→ **RECORDS SHOWN**
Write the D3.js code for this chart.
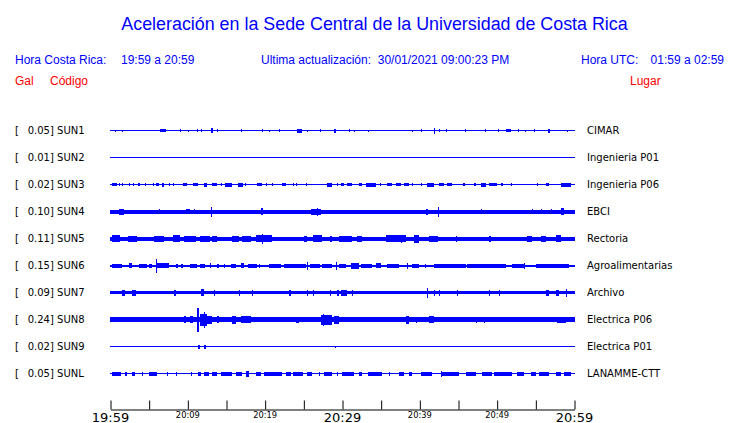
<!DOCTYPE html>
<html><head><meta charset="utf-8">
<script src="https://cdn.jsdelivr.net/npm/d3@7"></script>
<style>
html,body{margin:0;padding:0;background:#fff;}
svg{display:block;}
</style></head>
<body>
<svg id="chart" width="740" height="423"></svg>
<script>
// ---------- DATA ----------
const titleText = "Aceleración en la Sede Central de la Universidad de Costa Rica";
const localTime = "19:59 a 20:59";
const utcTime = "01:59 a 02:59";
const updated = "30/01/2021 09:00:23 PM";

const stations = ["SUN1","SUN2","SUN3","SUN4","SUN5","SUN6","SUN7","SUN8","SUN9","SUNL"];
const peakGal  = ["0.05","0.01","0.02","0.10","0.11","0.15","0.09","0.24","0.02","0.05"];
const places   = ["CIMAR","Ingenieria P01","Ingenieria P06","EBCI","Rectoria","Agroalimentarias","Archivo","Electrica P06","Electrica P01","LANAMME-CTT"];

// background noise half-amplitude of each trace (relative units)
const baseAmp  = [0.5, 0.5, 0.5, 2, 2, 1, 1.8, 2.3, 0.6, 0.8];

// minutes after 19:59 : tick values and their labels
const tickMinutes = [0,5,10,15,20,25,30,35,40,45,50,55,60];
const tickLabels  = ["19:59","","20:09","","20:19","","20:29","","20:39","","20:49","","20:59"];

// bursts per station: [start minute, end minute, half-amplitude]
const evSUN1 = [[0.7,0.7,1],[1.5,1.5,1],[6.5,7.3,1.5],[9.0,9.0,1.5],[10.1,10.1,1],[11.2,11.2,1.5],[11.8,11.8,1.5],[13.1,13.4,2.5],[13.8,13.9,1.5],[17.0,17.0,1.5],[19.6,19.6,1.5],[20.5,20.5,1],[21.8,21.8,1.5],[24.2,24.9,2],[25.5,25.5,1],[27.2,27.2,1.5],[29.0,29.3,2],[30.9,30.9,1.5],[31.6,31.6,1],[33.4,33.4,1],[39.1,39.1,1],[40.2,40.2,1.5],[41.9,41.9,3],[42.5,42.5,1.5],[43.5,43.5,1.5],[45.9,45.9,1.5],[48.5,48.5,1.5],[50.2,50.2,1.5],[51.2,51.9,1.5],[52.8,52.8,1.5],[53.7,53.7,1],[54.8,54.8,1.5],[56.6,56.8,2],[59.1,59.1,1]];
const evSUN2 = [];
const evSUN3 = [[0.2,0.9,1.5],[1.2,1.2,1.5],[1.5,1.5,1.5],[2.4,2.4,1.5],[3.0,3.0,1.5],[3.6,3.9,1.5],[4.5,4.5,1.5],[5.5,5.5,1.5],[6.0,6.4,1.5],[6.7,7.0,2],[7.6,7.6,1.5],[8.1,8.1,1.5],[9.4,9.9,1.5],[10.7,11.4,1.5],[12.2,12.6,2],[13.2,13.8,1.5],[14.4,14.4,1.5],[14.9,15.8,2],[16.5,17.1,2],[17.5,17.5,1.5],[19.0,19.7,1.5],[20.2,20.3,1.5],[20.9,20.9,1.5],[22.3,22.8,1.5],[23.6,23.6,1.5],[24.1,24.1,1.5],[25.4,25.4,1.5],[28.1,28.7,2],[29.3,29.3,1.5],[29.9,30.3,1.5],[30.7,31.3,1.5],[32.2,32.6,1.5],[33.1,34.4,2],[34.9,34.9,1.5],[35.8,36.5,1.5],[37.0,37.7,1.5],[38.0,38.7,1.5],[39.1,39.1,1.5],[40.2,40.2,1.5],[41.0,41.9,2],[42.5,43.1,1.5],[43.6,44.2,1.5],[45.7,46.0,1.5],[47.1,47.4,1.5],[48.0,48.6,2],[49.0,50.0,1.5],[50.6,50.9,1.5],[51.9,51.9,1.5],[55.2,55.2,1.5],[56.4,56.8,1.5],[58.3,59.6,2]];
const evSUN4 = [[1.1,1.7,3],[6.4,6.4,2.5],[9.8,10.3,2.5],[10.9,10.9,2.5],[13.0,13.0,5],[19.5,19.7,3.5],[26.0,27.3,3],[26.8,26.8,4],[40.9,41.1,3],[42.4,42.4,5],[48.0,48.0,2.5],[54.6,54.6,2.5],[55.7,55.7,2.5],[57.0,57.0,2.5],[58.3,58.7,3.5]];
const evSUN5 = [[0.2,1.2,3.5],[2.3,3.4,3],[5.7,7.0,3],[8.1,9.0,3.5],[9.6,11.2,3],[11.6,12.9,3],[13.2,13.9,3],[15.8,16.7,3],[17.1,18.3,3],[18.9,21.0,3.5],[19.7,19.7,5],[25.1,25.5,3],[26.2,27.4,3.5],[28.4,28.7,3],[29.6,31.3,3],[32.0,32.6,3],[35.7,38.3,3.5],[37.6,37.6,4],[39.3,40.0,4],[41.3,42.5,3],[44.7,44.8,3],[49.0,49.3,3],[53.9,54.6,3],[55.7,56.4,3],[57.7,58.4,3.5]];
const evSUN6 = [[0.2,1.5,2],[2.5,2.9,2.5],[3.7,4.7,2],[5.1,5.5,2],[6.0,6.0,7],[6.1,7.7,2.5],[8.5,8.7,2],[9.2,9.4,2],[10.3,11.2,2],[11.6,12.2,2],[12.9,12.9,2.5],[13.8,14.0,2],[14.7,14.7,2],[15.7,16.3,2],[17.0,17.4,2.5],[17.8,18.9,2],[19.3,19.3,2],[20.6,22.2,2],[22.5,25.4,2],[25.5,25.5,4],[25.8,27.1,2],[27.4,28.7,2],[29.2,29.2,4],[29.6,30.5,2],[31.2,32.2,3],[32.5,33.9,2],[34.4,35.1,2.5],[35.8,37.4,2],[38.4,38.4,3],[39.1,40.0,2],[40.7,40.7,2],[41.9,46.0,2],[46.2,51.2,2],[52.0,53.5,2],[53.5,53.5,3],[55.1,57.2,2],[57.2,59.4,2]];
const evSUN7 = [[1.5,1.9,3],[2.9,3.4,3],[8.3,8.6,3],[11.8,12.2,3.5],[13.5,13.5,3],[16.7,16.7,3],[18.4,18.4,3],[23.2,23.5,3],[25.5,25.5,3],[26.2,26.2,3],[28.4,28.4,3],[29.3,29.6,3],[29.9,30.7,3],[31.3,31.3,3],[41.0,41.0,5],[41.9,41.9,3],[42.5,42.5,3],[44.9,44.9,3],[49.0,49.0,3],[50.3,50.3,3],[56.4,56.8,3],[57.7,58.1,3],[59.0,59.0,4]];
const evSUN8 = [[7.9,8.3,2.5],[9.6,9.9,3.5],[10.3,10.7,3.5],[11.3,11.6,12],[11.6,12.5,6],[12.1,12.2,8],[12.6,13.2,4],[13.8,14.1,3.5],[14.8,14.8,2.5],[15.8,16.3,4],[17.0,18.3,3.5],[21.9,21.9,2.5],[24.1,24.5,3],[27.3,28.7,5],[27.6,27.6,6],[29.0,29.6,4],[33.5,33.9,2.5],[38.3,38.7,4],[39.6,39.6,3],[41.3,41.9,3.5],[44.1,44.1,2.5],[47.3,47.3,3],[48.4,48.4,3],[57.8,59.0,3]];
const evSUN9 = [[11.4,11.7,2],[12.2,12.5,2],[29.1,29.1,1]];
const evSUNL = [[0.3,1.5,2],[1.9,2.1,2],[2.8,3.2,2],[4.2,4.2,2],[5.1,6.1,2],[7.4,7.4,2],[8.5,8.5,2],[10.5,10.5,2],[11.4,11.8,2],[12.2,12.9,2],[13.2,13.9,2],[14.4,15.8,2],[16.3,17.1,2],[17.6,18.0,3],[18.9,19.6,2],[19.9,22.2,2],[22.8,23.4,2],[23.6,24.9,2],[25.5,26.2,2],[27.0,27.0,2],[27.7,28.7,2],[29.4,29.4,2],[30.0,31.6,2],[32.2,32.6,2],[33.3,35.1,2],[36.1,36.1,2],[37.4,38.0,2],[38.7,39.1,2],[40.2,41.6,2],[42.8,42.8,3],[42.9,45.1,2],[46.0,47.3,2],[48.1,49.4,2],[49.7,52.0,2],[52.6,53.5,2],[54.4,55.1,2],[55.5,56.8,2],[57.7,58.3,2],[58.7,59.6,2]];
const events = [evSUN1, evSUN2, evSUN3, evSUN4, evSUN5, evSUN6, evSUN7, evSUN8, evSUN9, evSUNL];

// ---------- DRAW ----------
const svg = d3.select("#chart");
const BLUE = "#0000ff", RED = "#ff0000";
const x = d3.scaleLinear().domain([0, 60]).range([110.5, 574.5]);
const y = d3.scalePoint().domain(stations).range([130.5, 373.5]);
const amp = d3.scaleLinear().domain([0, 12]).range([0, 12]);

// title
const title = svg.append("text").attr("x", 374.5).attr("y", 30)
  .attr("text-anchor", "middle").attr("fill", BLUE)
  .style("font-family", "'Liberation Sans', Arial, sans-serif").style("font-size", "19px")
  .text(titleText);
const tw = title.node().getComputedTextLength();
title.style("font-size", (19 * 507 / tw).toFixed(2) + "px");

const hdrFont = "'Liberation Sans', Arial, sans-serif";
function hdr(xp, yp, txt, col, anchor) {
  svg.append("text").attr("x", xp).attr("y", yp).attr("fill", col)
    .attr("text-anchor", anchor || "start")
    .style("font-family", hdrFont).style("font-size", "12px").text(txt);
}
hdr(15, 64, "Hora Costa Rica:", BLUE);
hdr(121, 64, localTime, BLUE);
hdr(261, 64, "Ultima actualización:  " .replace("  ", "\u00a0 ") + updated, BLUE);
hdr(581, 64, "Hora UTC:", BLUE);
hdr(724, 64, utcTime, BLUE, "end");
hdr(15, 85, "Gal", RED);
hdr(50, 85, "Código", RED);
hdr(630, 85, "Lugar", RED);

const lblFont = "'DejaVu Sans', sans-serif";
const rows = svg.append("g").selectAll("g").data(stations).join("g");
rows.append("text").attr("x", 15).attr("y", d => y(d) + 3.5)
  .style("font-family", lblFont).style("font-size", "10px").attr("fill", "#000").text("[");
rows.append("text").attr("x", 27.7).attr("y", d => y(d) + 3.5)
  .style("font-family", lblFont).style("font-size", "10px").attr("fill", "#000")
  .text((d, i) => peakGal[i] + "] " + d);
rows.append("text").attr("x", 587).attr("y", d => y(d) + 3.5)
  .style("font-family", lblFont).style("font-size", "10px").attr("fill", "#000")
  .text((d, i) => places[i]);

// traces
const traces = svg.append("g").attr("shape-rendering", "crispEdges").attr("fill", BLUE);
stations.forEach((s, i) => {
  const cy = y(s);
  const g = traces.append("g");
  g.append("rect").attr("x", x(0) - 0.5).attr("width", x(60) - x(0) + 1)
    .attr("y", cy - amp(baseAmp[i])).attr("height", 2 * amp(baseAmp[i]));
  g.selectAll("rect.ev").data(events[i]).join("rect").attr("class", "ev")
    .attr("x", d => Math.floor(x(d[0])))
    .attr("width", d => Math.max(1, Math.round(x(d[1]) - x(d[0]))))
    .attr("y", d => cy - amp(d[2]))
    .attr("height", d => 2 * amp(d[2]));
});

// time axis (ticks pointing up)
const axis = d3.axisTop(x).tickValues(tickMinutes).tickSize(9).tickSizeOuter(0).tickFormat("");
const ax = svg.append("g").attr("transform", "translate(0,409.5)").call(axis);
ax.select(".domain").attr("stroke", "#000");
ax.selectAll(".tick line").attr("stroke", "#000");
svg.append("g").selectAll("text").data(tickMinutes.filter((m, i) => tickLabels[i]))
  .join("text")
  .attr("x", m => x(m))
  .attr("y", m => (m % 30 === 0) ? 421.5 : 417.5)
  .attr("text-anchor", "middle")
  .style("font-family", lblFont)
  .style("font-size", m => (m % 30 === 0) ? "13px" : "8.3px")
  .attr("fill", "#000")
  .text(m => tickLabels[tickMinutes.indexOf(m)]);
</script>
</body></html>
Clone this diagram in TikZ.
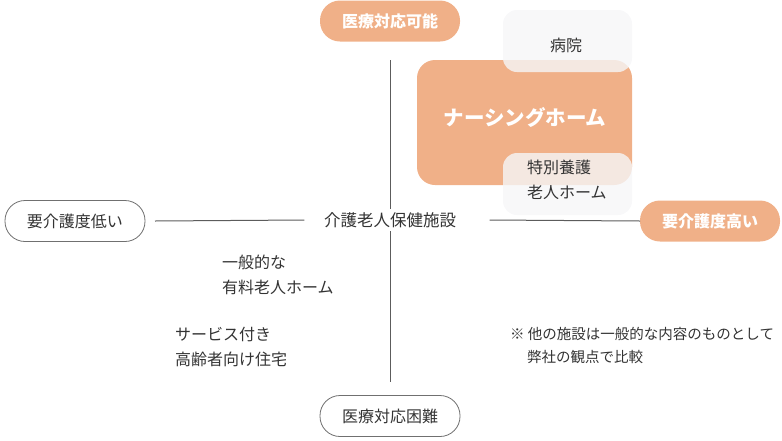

→ **DESCRIPTION OF THE TASK**
Copy each line of the records that contains the word "chart".

→ **TASK SOLUTION**
Write the D3.js code for this chart.
<svg id="chart" width="740" height="423"></svg>
const svg = d3.select("#chart");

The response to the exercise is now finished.